▶ [Raw records]:
####################

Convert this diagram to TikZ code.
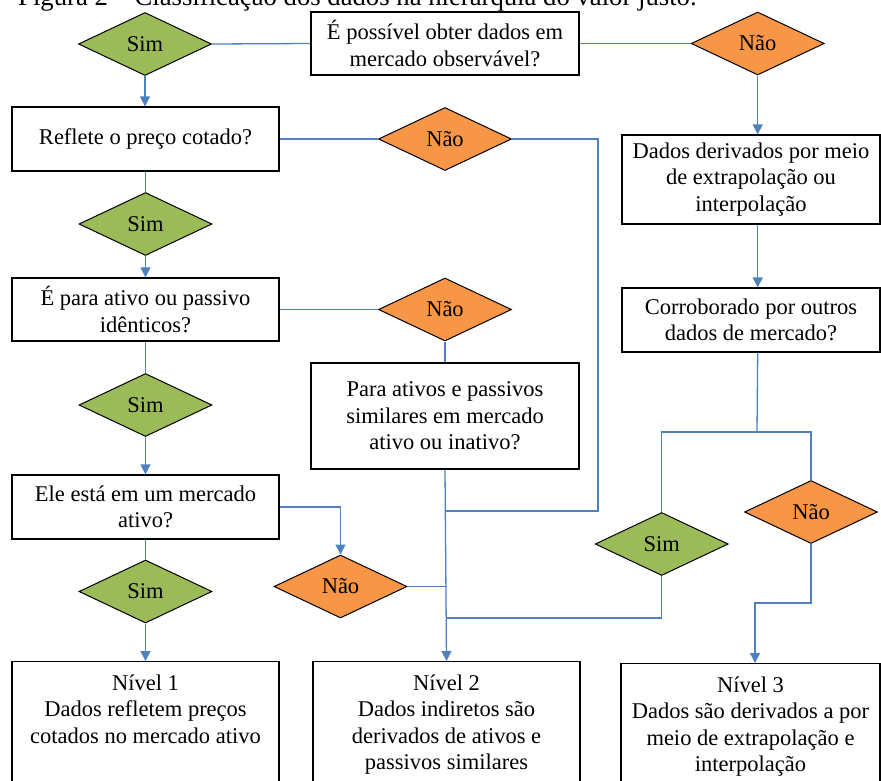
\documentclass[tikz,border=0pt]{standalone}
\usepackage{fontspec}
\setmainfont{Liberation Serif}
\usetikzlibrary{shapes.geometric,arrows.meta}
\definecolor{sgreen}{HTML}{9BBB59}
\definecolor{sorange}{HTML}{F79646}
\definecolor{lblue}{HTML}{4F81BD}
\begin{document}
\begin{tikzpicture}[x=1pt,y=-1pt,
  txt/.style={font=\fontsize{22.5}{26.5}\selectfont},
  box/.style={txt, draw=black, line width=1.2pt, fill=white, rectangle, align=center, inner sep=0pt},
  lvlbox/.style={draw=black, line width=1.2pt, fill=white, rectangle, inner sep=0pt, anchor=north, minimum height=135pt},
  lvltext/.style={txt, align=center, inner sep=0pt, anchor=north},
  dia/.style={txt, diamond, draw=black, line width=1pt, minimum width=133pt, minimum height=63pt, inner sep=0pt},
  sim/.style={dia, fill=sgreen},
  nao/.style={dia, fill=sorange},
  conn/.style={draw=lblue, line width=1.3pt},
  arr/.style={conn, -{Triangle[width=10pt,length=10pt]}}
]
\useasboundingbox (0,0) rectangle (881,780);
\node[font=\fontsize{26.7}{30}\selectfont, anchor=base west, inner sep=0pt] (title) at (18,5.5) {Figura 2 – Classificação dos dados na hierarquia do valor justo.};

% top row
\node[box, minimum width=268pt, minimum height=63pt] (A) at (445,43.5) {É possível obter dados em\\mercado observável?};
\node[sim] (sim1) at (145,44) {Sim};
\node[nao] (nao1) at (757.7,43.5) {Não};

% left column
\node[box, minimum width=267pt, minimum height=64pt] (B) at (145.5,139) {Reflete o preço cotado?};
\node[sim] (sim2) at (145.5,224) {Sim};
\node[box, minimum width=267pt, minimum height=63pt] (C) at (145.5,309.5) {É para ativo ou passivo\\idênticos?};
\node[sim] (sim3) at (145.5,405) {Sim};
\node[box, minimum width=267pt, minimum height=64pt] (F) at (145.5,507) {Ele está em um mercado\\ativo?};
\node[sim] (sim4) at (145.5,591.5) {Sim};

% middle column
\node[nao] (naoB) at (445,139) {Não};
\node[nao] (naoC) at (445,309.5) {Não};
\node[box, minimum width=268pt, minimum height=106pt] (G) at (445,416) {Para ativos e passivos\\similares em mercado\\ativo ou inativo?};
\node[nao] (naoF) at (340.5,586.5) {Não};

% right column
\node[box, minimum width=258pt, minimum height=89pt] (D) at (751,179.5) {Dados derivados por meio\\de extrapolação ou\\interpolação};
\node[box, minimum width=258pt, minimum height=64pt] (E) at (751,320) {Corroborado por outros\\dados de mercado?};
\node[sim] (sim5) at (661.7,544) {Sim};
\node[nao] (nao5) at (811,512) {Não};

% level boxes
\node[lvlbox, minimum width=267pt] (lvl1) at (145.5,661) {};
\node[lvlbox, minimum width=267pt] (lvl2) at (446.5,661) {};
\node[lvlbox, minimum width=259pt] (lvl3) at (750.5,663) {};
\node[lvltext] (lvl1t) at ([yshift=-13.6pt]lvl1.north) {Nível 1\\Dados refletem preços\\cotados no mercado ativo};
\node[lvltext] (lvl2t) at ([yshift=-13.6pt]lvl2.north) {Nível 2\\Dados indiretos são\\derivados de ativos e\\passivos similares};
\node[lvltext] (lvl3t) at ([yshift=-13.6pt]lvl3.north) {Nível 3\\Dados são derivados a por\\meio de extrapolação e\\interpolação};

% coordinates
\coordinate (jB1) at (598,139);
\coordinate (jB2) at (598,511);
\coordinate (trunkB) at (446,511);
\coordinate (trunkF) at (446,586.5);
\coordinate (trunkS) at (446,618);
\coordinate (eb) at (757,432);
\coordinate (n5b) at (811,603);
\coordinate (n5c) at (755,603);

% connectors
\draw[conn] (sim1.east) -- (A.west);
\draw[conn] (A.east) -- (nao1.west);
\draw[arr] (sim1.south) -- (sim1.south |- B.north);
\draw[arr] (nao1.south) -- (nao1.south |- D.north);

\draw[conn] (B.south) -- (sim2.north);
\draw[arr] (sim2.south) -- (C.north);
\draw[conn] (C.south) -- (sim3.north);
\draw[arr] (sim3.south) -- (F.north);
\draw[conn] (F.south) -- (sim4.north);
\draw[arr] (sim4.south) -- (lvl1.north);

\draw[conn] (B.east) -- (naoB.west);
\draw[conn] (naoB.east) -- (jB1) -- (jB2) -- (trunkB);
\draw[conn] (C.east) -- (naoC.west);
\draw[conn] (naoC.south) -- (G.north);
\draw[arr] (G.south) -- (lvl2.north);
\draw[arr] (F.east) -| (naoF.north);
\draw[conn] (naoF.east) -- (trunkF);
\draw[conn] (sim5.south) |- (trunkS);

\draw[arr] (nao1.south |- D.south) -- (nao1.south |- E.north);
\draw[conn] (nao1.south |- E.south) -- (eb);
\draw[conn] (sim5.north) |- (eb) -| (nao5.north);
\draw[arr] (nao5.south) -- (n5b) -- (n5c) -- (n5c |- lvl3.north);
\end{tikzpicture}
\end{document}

####################

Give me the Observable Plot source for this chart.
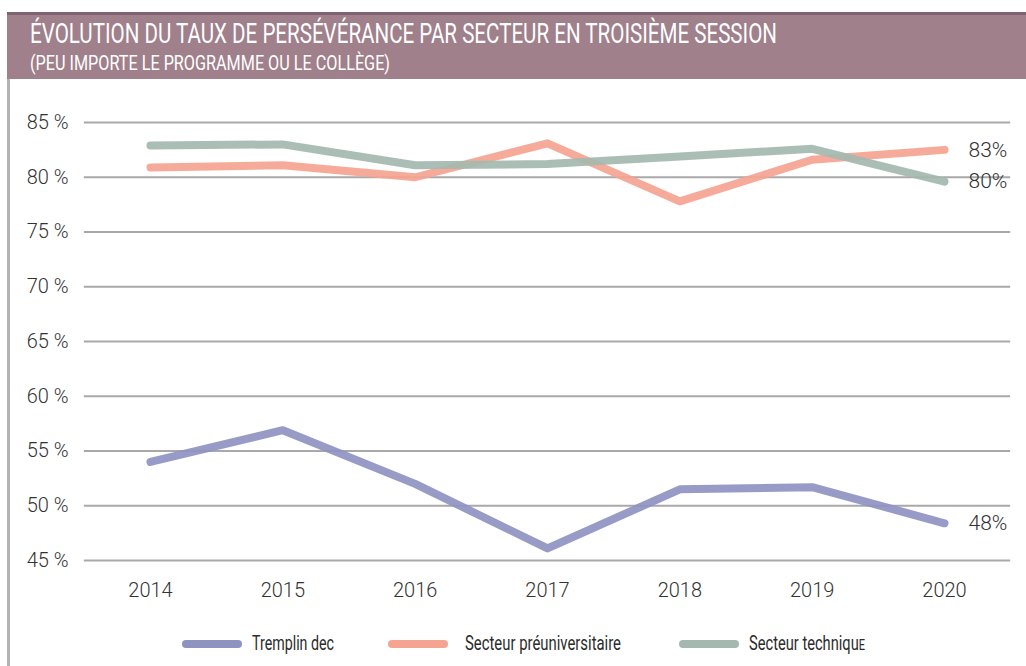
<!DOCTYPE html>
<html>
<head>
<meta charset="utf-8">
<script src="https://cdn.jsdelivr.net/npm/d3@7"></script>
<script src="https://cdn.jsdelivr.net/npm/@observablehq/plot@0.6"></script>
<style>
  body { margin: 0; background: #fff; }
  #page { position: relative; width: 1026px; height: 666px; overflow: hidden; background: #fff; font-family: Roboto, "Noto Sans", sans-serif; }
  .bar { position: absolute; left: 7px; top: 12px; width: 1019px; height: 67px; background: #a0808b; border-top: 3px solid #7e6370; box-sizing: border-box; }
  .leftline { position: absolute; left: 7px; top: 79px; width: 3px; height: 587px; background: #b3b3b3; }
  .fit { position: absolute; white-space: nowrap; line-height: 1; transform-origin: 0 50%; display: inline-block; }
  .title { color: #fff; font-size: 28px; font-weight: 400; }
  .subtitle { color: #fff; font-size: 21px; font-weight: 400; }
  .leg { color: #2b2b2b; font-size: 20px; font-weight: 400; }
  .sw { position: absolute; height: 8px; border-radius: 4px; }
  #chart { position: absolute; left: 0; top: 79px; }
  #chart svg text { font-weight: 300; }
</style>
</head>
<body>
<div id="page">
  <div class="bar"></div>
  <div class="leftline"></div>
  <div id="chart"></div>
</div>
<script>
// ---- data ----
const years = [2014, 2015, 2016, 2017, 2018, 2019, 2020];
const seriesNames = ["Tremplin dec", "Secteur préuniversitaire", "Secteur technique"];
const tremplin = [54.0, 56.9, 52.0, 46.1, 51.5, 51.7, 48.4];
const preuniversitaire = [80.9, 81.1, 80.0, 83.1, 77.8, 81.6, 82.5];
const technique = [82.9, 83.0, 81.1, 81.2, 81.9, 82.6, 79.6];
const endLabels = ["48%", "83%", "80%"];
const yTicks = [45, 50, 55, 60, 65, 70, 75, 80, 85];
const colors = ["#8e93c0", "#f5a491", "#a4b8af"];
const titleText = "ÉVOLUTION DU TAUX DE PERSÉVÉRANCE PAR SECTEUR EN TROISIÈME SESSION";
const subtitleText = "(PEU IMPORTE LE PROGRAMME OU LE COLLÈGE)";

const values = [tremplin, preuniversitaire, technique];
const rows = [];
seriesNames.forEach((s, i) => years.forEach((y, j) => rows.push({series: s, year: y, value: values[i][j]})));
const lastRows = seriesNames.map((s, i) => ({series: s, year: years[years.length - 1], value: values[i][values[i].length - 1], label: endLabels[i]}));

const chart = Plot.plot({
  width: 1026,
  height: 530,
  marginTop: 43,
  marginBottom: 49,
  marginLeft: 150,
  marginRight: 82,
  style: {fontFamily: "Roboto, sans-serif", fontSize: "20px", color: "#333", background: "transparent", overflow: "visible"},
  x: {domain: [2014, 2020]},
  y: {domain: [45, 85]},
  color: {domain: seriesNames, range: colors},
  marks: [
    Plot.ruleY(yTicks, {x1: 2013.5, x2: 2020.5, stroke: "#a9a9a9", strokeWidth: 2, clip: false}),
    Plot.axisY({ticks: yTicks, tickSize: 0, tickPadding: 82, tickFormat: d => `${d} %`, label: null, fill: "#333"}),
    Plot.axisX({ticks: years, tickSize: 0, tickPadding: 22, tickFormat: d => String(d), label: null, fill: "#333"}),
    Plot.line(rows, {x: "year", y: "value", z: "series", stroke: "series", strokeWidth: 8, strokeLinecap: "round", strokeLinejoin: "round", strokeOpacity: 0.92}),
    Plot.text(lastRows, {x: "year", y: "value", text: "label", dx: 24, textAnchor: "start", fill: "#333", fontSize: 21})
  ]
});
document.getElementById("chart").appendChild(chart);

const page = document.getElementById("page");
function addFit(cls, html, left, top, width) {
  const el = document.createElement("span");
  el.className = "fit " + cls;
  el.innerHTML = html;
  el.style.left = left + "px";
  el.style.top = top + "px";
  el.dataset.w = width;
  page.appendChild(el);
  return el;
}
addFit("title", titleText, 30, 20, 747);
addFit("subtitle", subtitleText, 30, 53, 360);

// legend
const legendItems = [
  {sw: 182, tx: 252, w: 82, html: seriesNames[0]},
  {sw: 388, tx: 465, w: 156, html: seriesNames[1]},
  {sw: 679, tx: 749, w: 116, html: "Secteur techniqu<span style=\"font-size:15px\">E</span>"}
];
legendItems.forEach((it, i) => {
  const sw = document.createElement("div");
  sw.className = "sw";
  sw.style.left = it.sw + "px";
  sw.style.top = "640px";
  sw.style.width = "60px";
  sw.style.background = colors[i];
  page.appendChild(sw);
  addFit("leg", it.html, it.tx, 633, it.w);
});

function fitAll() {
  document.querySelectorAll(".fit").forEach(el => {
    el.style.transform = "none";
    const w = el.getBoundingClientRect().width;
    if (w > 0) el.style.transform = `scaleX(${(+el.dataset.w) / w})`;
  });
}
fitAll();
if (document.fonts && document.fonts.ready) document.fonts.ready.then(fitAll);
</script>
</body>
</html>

####################

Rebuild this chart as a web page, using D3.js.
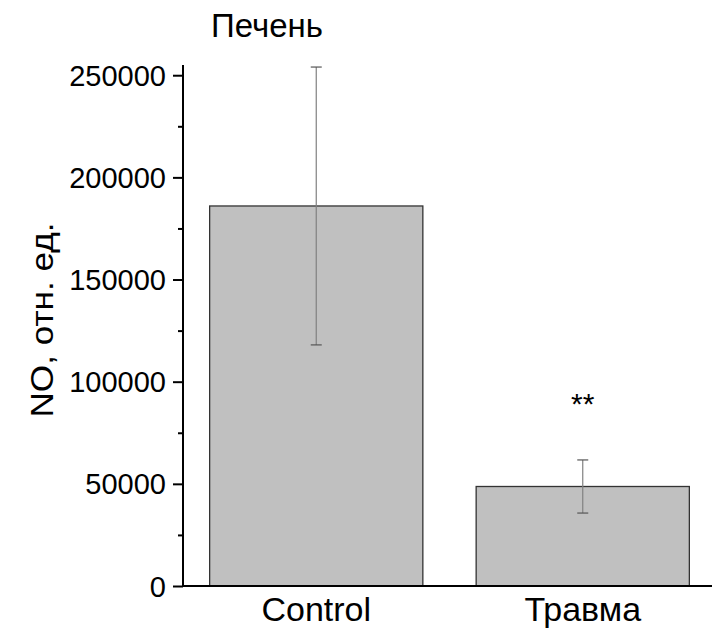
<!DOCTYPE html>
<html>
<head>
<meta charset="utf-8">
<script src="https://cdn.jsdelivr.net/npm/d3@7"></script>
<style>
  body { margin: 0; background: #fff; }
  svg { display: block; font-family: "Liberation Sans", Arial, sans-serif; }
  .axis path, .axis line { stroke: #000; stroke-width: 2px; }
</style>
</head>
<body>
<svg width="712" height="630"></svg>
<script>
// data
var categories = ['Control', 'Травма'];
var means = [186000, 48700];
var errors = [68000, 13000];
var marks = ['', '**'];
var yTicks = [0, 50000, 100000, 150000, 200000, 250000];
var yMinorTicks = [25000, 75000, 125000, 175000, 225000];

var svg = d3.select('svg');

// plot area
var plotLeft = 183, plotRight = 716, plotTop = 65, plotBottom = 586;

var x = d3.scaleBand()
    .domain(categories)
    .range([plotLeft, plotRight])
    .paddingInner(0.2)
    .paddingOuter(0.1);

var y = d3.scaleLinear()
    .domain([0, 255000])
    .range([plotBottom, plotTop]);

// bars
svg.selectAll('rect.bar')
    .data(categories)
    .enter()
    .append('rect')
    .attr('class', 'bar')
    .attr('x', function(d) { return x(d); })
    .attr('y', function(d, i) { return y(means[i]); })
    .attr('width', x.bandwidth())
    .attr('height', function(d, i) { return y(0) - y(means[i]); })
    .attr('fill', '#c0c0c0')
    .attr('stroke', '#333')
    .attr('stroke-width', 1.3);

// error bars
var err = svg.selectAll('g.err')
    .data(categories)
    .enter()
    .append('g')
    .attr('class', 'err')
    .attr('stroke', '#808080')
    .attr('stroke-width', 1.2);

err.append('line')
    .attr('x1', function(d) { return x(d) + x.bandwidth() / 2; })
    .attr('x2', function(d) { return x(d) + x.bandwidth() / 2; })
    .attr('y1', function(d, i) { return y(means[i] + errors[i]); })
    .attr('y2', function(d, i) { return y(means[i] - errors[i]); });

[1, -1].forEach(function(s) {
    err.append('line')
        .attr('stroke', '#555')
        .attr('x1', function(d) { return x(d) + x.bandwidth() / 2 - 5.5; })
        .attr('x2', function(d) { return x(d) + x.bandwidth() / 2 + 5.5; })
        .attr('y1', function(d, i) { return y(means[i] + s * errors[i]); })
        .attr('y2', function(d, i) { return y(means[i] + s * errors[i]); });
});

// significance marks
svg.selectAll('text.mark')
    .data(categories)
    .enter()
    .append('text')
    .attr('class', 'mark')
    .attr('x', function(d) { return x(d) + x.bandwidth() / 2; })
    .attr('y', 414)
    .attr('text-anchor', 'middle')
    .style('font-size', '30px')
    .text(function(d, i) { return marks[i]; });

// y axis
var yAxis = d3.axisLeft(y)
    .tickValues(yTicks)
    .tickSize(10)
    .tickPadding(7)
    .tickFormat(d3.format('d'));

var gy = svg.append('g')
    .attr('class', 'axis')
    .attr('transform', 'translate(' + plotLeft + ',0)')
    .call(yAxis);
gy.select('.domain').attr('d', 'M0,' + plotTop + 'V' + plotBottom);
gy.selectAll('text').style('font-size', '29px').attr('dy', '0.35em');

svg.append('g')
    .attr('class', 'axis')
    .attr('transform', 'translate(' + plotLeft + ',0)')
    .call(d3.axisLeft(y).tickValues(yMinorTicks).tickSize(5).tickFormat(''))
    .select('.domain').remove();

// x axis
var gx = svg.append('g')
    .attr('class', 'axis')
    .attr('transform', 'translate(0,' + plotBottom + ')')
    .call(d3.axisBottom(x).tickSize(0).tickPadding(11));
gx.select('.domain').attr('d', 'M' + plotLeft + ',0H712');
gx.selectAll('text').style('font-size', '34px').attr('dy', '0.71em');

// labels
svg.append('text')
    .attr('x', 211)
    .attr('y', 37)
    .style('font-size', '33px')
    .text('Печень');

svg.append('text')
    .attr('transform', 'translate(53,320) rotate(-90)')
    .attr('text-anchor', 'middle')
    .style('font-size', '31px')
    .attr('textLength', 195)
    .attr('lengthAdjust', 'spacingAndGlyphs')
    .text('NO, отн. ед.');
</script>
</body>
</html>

####################

▶ [Stated problem]:
List every line above that contains the word "chart".

▶ [In response]:
Give me the Observable Plot source for this chart.
  #chart { position: absolute; left: 0; top: 79px; }
  #chart svg text { font-weight: 300; }
  <div id="chart"></div>
const chart = Plot.plot({
document.getElementById("chart").appendChild(chart);
Rebuild this chart as a web page, using D3.js.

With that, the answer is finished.